Al-hawari told SciDev.Net the NGB will also seek to protect intellectual property rights relating to Egyptian genetic resources.
"Our problem is with the multinational companies that use our genetic resources without acknowledging their Egyptian origin," says Al-hawari. According to him, Egyptian varieties of squash, watermelon and clover are being used by multinational plant breeding companies as the basis for new plant varieties with desirable characters.
Mohammed Khalil Abdel-khalik, head of the genetic engineering committee of Egypt's National Council for Education, Scientific Research and Technology, says the NGB could link up with gene banks elsewhere in the Arab world — such as those in Morocco, Syria and Tunisia — to create a regional network.
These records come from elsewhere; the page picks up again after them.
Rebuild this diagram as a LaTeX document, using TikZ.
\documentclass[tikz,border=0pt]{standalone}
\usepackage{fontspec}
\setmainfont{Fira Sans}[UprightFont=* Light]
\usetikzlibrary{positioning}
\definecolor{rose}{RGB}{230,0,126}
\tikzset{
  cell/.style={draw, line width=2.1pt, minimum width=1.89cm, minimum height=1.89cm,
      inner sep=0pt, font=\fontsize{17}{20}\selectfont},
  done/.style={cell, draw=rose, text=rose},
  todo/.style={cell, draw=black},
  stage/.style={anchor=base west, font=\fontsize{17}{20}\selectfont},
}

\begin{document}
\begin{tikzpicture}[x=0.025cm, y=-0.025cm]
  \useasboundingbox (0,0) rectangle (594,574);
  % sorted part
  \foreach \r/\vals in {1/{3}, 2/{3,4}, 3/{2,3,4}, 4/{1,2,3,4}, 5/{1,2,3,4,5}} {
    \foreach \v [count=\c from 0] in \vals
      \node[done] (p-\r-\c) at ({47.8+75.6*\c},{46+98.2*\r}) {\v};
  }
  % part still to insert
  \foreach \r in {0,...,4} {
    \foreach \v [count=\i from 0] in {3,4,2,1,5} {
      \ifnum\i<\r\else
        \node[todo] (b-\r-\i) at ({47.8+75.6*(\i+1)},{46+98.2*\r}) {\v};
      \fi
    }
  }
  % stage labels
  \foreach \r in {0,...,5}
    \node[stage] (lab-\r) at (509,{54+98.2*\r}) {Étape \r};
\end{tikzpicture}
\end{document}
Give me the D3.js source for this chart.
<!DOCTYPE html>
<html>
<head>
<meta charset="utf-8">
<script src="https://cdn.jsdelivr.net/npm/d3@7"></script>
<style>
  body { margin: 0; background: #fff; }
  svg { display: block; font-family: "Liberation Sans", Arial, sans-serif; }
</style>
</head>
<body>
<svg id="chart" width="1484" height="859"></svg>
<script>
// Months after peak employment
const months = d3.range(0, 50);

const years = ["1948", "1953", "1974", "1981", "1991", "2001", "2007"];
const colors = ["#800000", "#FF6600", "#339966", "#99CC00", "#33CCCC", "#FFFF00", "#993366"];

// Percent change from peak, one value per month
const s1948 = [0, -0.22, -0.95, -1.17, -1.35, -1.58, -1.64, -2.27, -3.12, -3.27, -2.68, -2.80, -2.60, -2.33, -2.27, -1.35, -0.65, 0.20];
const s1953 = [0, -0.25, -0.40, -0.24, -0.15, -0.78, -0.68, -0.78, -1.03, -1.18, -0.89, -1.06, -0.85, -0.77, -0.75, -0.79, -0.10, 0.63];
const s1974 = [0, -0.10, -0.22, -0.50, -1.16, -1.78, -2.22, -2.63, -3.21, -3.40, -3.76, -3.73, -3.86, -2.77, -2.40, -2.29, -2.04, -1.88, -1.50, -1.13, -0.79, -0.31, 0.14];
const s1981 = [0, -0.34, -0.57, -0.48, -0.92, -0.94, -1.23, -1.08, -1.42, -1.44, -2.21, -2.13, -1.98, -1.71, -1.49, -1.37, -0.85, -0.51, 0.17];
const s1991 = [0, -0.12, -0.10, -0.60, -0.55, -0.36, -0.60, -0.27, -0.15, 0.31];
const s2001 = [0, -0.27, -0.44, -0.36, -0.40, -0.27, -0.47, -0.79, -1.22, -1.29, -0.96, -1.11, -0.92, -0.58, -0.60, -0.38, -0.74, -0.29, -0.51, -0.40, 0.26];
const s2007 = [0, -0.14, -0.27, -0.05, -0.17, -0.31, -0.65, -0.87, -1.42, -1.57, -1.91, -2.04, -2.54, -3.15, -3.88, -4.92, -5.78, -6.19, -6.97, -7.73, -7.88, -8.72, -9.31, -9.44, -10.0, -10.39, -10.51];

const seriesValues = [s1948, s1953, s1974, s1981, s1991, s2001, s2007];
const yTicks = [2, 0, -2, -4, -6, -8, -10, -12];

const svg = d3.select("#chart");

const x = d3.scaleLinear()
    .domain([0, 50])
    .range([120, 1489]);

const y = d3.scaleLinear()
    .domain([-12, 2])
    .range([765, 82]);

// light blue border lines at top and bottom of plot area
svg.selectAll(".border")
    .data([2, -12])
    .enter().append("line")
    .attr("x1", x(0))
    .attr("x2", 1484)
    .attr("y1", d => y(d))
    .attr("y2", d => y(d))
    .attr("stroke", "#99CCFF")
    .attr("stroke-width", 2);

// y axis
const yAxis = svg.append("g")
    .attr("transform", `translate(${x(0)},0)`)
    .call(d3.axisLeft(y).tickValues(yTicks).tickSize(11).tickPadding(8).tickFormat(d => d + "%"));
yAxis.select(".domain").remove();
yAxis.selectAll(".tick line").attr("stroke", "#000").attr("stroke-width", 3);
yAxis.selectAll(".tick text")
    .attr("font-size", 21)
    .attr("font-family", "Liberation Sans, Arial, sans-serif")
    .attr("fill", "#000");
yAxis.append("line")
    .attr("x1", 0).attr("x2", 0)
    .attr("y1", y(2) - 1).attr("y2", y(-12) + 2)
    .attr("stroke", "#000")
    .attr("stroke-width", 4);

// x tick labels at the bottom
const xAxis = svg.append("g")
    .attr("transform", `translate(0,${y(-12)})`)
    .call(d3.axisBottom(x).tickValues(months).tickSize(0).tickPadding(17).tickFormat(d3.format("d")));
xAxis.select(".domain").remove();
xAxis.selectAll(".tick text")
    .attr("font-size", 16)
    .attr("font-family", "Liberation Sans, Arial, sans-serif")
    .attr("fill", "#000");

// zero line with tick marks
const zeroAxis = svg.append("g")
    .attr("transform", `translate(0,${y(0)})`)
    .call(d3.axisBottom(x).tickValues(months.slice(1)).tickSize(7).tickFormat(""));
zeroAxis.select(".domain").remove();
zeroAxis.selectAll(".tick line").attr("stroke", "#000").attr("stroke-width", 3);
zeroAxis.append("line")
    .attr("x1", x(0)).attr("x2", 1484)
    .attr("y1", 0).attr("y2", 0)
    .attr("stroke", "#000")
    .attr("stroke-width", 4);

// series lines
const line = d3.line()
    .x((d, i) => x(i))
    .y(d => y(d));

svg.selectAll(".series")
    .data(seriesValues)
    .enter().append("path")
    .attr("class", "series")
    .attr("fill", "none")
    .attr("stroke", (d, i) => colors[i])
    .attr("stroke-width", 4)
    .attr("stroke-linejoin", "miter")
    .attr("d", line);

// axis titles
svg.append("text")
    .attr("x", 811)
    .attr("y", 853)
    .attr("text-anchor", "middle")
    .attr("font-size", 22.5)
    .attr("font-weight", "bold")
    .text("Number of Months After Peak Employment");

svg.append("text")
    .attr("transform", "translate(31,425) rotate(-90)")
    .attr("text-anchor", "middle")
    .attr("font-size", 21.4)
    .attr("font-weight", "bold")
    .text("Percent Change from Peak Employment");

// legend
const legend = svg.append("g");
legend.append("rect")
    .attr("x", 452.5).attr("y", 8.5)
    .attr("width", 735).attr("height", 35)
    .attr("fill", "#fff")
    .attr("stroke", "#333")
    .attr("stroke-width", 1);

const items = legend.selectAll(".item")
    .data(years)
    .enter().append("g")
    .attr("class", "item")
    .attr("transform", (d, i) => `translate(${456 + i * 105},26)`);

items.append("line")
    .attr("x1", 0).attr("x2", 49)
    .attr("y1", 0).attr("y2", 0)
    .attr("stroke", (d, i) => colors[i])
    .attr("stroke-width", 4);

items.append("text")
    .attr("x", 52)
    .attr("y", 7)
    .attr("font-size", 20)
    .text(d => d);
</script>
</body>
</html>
"Several plant species — such as wild wheat, barley, forage and food legumes in Syria, as well as date palms in Iraq — are thought to originate in Arab countries," Abdel-khalik told SciDev.Net. "Having a network would help protect and conserve Arab biodiversity and genetic resources."
The NGB will be housed in the Agricultural Research Centre in Cairo and will be funded by the Egyptian government through the Ministry of Agriculture and Land Reclamation.
Egypt signed the International Treaty on Plant Genetic Resources for Food and Agriculture in August 2002. Adopted in November 2001 by the UN Food and Agricultural Organisation, the treaty sets guidelines for the process of collecting, identifying, evaluating, maintaining and documenting plant genetic resources, and defines national obligations for their sustainable use.